🤖 AI Summary
Existing multimodal pretraining approaches typically treat all modalities equally, often failing to adequately optimize representations of the modality most critical for downstream tasks. This work proposes a model-agnostic pretraining strategy that, during masked modeling, enhances the masking difficulty, loss weight, and decoder capacity specifically for the target modality, thereby steering the learning process toward the modality required by downstream applications. Notably, this method introduces explicit modality bias during pretraining without modifying the shared encoder or requiring additional supervision. Evaluated on wireless signal constellation diagram tasks, the approach achieves significant improvements in downstream fine-tuning performance using only existing data and computational resources, demonstrating its effectiveness and practicality.
📝 Abstract
Multimodal pretraining is effective for building general-purpose representations, but in many practical deployments, only one modality is heavily used during downstream fine-tuning. Standard pretraining strategies treat all modalities uniformly, which can lead to under-optimized representations for the modality that actually matters. We propose Finetune-Informed Pretraining (FIP), a model-agnostic method that biases representation learning toward a designated target modality needed at fine-tuning time.
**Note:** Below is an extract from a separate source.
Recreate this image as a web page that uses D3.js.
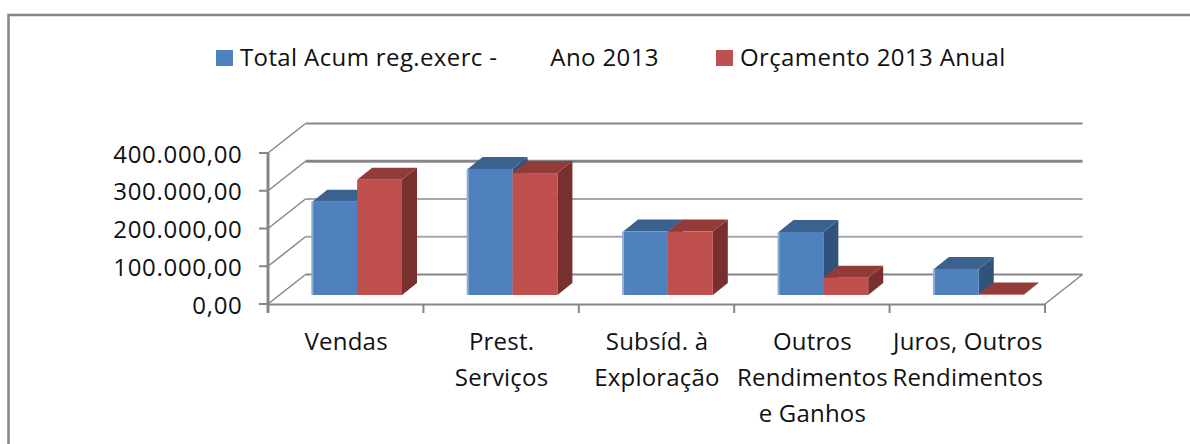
<!DOCTYPE html>
<html><head><meta charset="utf-8">
<script src="https://cdn.jsdelivr.net/npm/d3@7"></script>
<style>html,body{margin:0;background:#fff;overflow:hidden}svg{display:block}text{font-family:"Open Sans",sans-serif;fill:#111}</style>
</head><body><svg id="c" width="1190" height="444"></svg>
<script>
const categories=["Vendas","Prest. Serviços","Subsíd. à Exploração","Outros Rendimentos e Ganhos","Juros, Outros Rendimentos"];
const categoryLines=[["Vendas"],["Prest.","Serviços"],["Subsíd. à","Exploração"],["Outros","Rendimentos","e Ganhos"],["Juros, Outros","Rendimentos"]];
const seriesNames=["Total Acum reg.exerc -        Ano 2013","Orçamento 2013 Anual"];
const totalAcum=[247000,334000,168000,167000,69000];
const orcamento=[305000,323000,168000,46000,1000];
const yTicks=[0,100000,200000,300000,400000];
const yTickLabels=["0,00","100.000,00","200.000,00","300.000,00","400.000,00"];
const colors=[{f:"#4f81bd",t:"#3b618f",s:"#31527a"},{f:"#c0504d",t:"#923c3a",s:"#77302e"}];

const svg=d3.select("#c");
const x=d3.scaleBand().domain(categories).range([268,1045]);
const y=d3.scaleLinear().domain([0,400000]).range([304,153]);
const inner=d3.scaleBand().domain([0,1]).range([44.3,134]);
const wall={dx:37.5,dy:-29.5}, barShift={dx:0,dy:-9}, depth={dx:15,dy:-12};

svg.append("path").attr("d","M8.5,460V15H1200").attr("fill","none").attr("stroke","#868686").attr("stroke-width",2.5);

// walls
const g=svg.append("g").attr("stroke","#868686").attr("fill","none");
yTicks.forEach((t,i)=>{
  const yy=y(t);
  g.append("line").attr("x1",268+wall.dx).attr("x2",1045+wall.dx).attr("y1",yy+wall.dy).attr("y2",yy+wall.dy).attr("stroke-width",i==3?3:2).attr("stroke",i==1||i==2?"#a6a6a6":"#868686");
  g.append("line").attr("x1",268).attr("x2",268+wall.dx).attr("y1",yy).attr("y2",yy+wall.dy).attr("stroke-width",1.5);
  g.append("line").attr("x1",259).attr("x2",268).attr("y1",yy).attr("y2",yy).attr("stroke-width",2);
  svg.append("text").attr("x",242.5).attr("y",yy+(i==0?10:9.5)).attr("text-anchor","end").attr("font-size",24).attr("letter-spacing",0.7).text(yTickLabels[i]);
});
g.append("line").attr("x1",1045).attr("x2",1045+wall.dx).attr("y1",y(0)).attr("y2",y(0)+wall.dy).attr("stroke-width",1.5);
g.append("line").attr("x1",268).attr("x2",268).attr("y1",153).attr("y2",313).attr("stroke-width",3);
g.append("line").attr("x1",268).attr("x2",1045).attr("y1",304.5).attr("y2",304.5).attr("stroke-width",2);
categories.concat([null]).forEach((c,i)=>{const px=c?x(c):1045;
  if(i>0) g.append("line").attr("x1",px).attr("x2",px).attr("y1",304).attr("y2",313).attr("stroke-width",2);});

// bars
const base=y(0)+barShift.dy;
const pts=a=>a.map(p=>p.join(",")).join(" ");
categories.forEach((c,i)=>{
  [totalAcum[i],orcamento[i]].forEach((v,s)=>{
    const x0=x(c)+inner(s), w=inner.bandwidth(), top=y(v)+barShift.dy, col=colors[s];
    svg.append("polygon").attr("points",pts([[x0+w,base],[x0+w+depth.dx,base+depth.dy],[x0+w+depth.dx,top+depth.dy],[x0+w,top]])).attr("fill",col.s);
    svg.append("polygon").attr("points",pts([[x0,top],[x0+depth.dx,top+depth.dy],[x0+w+depth.dx,top+depth.dy],[x0+w,top]])).attr("fill",col.t);
    svg.append("rect").attr("x",x0).attr("y",top).attr("width",w).attr("height",base-top).attr("fill",col.f);
    if(s==0) svg.append("rect").attr("x",x0-1).attr("y",top).attr("width",2).attr("height",base-top).attr("fill","#8fb0d6");
  });
  categoryLines[i].forEach((l,k)=>svg.append("text").attr("x",x(c)+x.bandwidth()/2+0.5).attr("y",350+k*36).attr("text-anchor","middle").attr("font-size",24).attr("letter-spacing",0.2).text(l));
});

// legend
[[216,seriesNames[0],240],[716,seriesNames[1],740]].forEach((d,i)=>{
  svg.append("rect").attr("x",d[0]).attr("y",50).attr("width",17).attr("height",16).attr("fill",colors[i].f);
  svg.append("text").attr("x",d[2]).attr("y",66).attr("font-size",24).attr("letter-spacing",0.38).style("white-space","pre").text(d[1]);
});
</script></body></html>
FIP combines higher masking difficulty, stronger loss weighting, and increased decoder capacity for the target modality, without modifying the shared encoder or requiring additional supervision. When applied to masked modeling on constellation diagrams for wireless signals, FIP consistently improves downstream fine-tuned performance with no extra data or compute. FIP is simple to implement, architecture-compatible, and broadly applicable across multimodal masked modeling pipelines.